## begin DATA RECORDS

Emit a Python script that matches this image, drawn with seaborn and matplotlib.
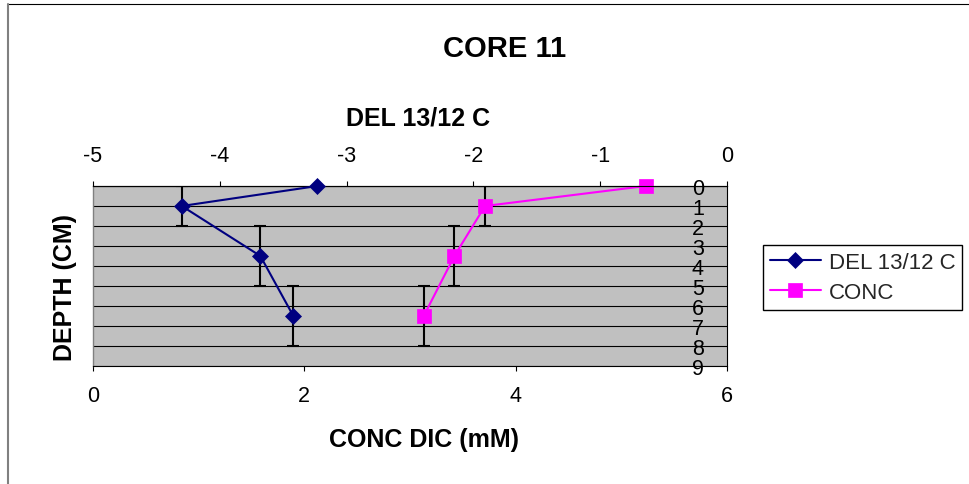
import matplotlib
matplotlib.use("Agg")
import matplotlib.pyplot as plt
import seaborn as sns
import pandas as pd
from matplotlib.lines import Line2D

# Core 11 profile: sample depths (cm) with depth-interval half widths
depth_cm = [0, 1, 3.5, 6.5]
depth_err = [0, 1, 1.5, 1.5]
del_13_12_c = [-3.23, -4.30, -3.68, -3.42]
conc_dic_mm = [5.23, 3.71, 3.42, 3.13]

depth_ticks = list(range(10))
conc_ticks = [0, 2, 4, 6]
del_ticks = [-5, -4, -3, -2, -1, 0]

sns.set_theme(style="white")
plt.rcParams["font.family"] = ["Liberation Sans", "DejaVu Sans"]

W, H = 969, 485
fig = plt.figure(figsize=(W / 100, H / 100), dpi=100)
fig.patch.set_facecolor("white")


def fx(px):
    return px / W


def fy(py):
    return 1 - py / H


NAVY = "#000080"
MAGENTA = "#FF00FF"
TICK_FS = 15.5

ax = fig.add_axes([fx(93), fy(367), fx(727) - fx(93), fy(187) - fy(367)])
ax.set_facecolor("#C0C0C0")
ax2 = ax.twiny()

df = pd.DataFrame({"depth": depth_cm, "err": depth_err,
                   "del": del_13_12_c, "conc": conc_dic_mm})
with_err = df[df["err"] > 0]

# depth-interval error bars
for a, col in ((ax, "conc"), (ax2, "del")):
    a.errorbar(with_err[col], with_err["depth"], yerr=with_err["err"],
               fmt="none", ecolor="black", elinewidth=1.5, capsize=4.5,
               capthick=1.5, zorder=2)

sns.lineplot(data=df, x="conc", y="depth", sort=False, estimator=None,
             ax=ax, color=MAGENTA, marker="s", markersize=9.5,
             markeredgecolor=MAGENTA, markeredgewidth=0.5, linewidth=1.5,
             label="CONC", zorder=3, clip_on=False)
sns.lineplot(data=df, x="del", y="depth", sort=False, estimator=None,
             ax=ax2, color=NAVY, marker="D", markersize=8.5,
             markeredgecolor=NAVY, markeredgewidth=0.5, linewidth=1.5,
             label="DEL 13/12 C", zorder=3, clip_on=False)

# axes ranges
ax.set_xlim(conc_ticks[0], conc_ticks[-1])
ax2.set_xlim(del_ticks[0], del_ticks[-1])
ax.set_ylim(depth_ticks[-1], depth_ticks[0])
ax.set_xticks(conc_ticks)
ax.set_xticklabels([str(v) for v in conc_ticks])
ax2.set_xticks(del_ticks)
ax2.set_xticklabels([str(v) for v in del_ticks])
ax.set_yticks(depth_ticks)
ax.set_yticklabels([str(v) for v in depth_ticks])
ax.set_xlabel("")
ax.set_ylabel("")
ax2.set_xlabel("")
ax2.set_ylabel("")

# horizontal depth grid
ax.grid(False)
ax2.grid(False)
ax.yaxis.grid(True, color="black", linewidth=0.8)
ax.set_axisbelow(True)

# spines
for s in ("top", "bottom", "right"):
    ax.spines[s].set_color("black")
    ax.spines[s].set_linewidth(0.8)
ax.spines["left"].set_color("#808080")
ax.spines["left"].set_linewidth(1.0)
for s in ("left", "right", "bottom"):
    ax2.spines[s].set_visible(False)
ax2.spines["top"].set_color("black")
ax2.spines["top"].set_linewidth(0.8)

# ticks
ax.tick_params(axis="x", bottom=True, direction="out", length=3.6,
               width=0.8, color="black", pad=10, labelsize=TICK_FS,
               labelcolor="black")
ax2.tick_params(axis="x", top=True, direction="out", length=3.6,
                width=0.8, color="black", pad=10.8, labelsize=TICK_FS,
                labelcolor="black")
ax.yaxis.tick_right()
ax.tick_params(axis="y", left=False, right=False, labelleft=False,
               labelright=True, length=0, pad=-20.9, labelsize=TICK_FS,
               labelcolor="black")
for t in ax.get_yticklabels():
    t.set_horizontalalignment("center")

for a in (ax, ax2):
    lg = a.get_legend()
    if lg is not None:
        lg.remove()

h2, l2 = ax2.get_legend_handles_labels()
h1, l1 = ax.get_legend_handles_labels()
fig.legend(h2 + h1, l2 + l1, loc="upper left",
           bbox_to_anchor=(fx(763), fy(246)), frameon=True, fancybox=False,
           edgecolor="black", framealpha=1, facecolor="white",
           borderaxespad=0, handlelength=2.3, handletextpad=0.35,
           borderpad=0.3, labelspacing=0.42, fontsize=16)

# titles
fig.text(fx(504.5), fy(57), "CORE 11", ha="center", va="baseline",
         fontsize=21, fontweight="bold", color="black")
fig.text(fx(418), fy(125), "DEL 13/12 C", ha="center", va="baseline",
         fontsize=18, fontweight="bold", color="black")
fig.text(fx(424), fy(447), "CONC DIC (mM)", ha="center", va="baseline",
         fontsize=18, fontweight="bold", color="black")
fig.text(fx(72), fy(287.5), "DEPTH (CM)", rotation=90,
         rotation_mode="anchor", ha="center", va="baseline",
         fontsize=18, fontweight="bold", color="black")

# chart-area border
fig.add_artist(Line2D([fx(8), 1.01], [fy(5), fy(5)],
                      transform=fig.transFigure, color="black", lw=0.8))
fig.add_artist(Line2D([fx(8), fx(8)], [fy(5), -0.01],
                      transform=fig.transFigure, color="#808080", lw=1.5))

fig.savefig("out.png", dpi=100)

## end DATA RECORDS
## begin DATA RECORDS

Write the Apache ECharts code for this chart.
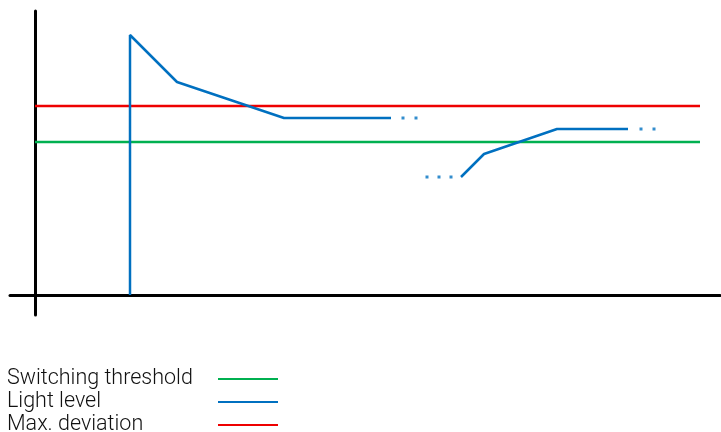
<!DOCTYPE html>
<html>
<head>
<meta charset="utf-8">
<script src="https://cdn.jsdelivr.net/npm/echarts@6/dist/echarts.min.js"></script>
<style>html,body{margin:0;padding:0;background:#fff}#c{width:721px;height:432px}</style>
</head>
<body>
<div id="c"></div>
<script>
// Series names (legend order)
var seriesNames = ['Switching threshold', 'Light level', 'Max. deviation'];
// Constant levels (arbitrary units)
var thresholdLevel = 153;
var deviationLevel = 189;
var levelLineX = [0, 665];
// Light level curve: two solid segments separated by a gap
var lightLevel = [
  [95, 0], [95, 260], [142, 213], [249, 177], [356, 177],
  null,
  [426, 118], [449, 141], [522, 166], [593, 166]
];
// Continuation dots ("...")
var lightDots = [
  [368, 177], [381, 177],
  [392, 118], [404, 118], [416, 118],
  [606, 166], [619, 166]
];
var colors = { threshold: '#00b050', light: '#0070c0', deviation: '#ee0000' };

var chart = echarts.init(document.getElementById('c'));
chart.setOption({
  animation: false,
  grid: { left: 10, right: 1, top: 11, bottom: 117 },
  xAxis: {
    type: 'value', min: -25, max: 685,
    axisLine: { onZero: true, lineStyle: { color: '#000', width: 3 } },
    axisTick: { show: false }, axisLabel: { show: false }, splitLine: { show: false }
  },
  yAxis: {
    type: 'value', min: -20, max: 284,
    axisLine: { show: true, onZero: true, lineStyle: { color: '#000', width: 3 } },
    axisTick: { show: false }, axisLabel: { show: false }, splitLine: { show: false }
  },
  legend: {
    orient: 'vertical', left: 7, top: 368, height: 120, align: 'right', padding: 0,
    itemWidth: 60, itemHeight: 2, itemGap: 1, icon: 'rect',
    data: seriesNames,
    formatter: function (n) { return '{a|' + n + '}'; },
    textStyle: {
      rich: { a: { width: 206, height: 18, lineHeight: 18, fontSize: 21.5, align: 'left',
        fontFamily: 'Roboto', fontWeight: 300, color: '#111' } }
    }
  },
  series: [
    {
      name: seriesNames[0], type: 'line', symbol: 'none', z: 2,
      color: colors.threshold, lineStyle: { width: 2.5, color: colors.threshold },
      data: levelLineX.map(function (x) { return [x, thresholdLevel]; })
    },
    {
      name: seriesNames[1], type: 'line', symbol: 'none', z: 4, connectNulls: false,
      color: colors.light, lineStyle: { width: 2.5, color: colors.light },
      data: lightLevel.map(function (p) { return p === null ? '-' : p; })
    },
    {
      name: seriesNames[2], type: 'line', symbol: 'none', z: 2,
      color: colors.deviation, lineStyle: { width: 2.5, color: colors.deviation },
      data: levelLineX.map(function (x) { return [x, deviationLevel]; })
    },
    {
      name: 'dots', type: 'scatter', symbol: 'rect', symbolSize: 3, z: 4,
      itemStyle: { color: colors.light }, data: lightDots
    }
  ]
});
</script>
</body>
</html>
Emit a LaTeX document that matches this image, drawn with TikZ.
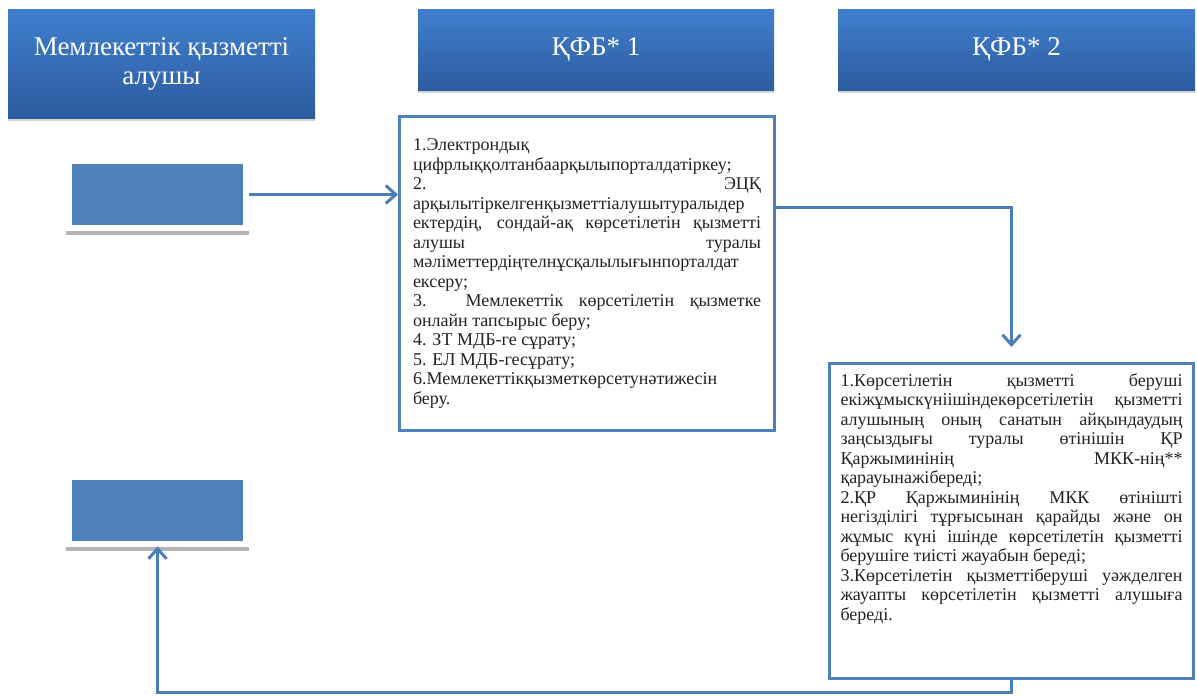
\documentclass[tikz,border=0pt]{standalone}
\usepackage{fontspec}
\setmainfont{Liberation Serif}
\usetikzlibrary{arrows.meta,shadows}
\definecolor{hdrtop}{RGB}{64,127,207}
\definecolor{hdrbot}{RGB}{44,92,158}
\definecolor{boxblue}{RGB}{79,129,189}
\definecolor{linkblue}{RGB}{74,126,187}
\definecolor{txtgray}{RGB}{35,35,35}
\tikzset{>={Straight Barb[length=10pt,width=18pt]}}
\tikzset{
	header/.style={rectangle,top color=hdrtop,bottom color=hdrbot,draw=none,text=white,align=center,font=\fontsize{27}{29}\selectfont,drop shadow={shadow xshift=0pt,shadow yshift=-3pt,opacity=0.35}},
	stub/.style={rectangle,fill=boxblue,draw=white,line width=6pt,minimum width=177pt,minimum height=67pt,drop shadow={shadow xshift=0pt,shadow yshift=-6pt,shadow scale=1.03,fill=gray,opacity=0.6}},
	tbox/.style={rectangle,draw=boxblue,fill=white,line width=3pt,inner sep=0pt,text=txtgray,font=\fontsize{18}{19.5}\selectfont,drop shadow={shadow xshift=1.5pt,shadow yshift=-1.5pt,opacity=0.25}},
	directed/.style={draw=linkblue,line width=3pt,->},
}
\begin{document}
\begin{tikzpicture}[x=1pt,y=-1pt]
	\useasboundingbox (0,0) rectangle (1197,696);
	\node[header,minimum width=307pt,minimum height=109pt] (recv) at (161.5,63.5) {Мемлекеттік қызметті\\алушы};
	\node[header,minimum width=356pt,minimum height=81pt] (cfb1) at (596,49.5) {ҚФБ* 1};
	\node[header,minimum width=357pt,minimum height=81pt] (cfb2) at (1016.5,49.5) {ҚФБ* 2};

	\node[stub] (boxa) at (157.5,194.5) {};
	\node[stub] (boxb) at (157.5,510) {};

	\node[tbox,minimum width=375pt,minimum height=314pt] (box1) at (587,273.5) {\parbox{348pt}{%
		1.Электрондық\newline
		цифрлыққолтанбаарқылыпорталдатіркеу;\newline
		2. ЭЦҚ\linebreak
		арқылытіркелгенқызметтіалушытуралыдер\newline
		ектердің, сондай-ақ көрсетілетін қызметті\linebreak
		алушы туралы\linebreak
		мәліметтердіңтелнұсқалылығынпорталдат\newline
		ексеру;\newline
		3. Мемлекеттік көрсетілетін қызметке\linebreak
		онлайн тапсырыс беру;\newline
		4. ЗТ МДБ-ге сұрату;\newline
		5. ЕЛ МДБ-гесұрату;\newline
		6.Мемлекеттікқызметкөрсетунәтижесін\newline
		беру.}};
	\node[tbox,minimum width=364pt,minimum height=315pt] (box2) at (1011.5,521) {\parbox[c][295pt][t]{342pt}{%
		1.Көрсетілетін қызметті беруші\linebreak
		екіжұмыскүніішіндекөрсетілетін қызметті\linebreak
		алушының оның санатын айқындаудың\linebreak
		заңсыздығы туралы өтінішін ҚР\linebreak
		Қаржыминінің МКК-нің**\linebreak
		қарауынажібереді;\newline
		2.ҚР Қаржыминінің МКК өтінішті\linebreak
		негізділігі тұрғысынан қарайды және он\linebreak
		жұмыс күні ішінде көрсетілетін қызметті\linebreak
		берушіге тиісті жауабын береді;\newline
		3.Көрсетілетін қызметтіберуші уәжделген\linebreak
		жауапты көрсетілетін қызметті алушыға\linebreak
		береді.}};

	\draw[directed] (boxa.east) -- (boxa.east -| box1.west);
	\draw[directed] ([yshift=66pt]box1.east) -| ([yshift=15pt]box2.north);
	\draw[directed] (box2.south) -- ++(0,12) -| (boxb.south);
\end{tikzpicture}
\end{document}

## end DATA RECORDS
## begin DATA RECORDS

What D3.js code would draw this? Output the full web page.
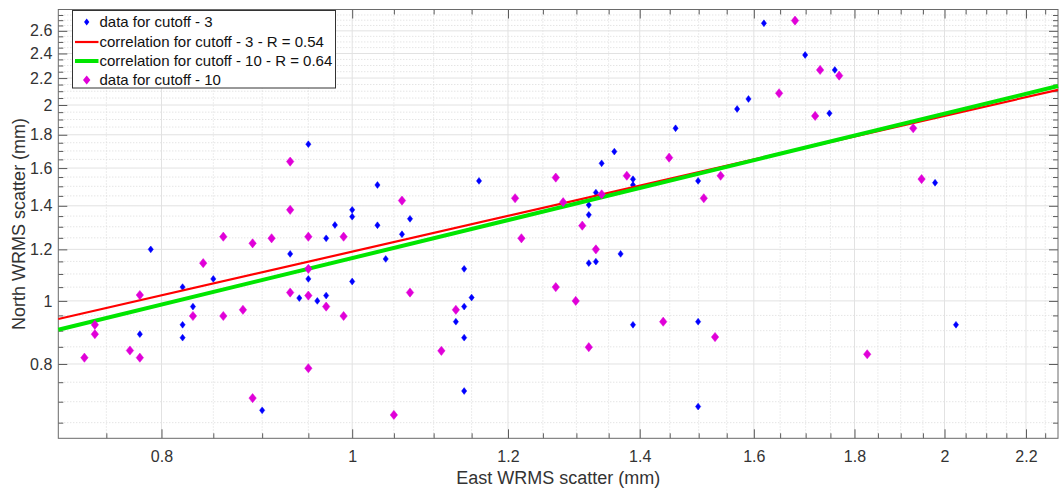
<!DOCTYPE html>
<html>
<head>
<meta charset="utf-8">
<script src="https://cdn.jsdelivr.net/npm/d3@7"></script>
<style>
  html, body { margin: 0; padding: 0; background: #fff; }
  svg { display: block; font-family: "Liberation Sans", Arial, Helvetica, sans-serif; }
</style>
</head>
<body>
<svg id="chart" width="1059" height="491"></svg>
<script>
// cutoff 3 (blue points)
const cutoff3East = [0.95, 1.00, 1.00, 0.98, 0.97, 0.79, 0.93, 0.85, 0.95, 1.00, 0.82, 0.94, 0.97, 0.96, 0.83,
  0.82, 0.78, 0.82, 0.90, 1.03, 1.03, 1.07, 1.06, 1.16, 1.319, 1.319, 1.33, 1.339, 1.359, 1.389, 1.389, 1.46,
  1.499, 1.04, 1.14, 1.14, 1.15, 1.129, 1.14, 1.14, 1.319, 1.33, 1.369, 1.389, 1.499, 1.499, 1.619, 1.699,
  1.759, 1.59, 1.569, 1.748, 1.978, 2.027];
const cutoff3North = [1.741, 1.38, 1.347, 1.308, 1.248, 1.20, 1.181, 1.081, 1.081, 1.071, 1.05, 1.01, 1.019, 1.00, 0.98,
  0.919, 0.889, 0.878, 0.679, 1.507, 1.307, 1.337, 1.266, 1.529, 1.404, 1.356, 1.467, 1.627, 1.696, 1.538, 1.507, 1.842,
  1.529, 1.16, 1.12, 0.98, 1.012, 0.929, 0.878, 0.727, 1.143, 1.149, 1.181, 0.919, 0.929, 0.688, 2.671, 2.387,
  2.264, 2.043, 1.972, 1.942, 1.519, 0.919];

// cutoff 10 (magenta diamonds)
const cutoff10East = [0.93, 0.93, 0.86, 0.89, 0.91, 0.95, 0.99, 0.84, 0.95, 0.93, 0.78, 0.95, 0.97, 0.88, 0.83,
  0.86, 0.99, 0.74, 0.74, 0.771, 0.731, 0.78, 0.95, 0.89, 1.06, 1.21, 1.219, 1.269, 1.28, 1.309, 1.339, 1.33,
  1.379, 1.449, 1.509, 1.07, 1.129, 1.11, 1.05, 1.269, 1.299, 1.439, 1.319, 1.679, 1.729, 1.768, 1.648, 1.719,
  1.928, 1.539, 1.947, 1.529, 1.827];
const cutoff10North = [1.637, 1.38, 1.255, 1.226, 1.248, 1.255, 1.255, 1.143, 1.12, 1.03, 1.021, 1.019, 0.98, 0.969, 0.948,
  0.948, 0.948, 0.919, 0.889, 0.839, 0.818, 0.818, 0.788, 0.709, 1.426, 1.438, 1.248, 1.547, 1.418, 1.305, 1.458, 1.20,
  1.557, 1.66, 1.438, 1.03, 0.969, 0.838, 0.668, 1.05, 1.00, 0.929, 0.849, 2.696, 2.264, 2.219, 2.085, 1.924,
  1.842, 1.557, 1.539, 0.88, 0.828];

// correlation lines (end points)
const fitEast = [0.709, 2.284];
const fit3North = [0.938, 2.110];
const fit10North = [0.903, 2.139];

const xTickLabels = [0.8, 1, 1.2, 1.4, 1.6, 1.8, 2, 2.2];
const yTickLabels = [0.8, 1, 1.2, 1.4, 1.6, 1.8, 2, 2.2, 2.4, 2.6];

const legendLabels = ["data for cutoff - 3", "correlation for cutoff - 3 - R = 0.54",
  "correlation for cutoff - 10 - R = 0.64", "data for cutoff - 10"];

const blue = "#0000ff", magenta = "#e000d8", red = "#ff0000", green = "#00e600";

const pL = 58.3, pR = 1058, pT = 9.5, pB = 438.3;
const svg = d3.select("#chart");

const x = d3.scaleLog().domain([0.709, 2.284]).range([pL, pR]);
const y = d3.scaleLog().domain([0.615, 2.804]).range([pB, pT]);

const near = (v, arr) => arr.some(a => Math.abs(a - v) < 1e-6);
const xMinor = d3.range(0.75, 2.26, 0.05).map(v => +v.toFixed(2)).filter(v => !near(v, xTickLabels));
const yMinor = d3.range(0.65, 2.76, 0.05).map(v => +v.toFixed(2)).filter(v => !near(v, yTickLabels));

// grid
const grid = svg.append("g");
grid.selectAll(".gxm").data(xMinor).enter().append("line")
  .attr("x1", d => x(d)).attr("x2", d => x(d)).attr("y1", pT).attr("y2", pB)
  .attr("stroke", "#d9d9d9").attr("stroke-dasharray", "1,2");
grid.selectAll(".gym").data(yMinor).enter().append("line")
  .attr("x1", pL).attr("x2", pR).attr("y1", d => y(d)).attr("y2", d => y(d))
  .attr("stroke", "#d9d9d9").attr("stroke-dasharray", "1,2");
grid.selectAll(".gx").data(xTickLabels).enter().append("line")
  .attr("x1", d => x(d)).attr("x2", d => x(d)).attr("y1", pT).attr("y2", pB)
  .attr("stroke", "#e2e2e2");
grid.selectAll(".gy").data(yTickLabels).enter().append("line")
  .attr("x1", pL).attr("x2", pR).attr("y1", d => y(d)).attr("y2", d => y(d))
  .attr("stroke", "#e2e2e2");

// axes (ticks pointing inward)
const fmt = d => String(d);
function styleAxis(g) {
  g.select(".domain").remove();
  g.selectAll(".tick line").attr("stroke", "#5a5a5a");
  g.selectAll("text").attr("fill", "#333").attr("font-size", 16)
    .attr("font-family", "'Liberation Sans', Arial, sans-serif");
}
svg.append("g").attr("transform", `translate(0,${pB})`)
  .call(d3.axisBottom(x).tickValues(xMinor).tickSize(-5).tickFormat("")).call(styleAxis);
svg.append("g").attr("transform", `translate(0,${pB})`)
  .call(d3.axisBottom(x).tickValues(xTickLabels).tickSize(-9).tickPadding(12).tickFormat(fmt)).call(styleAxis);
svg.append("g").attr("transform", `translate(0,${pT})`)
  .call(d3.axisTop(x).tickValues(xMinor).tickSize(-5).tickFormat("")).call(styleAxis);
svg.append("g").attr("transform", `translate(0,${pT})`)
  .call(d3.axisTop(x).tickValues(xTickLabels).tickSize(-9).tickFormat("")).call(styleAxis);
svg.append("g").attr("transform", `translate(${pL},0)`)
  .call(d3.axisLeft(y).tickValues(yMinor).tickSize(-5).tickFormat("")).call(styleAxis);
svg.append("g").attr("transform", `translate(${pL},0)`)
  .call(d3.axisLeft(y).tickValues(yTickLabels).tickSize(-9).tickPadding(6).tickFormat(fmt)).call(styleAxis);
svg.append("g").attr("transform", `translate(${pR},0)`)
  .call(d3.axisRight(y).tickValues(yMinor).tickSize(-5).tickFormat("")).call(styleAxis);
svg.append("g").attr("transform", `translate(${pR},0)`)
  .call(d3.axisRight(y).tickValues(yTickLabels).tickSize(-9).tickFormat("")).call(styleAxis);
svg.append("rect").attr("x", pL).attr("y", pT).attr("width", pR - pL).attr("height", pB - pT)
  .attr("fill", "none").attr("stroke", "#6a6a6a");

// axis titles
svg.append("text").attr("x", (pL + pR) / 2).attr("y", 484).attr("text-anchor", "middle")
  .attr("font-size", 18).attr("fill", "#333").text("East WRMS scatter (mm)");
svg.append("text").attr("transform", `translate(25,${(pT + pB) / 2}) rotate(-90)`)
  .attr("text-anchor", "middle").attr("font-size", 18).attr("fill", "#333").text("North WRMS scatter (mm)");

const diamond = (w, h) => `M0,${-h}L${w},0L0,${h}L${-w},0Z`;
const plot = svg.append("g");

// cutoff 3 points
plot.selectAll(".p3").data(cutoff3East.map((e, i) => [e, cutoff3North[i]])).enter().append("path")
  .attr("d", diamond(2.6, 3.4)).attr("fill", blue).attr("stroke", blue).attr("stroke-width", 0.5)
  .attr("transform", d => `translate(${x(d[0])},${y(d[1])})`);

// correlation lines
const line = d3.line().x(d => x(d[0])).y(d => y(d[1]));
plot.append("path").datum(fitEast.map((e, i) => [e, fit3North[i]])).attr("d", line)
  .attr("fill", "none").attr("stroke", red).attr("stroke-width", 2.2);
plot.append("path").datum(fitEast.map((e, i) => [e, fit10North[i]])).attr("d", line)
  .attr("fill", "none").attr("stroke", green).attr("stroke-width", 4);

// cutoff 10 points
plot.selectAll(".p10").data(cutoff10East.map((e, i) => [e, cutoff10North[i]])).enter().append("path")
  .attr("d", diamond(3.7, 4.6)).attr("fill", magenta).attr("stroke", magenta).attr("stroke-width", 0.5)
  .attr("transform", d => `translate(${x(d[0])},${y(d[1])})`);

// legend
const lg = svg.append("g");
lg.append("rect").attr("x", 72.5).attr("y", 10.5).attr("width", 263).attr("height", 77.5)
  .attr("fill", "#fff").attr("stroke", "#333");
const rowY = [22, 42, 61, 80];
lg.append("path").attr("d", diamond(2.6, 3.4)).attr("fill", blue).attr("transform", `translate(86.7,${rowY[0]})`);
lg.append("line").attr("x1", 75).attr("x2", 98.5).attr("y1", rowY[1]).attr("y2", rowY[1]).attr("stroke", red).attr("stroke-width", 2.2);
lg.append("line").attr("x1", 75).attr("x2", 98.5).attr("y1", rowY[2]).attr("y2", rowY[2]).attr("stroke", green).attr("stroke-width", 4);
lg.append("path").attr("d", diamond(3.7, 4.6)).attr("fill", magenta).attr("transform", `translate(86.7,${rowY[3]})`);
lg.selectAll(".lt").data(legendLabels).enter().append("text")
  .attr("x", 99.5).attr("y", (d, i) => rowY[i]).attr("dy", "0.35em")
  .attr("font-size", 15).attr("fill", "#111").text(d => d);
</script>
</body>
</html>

## end DATA RECORDS

▸ TASK OBJECTIVE: Everything from the line that contains "Emit a Python" down to the line that contains "conc_dic_mm = [5.23, 3.71, 3.42, 3.13]" should be written out exactly, end lines too, minus the pictures.

▸ RESPONSE TO THE EXERCISE:
Emit a Python script that matches this image, drawn with seaborn and matplotlib.
import matplotlib
matplotlib.use("Agg")
import matplotlib.pyplot as plt
import seaborn as sns
import pandas as pd
from matplotlib.lines import Line2D

# Core 11 profile: sample depths (cm) with depth-interval half widths
depth_cm = [0, 1, 3.5, 6.5]
depth_err = [0, 1, 1.5, 1.5]
del_13_12_c = [-3.23, -4.30, -3.68, -3.42]
conc_dic_mm = [5.23, 3.71, 3.42, 3.13]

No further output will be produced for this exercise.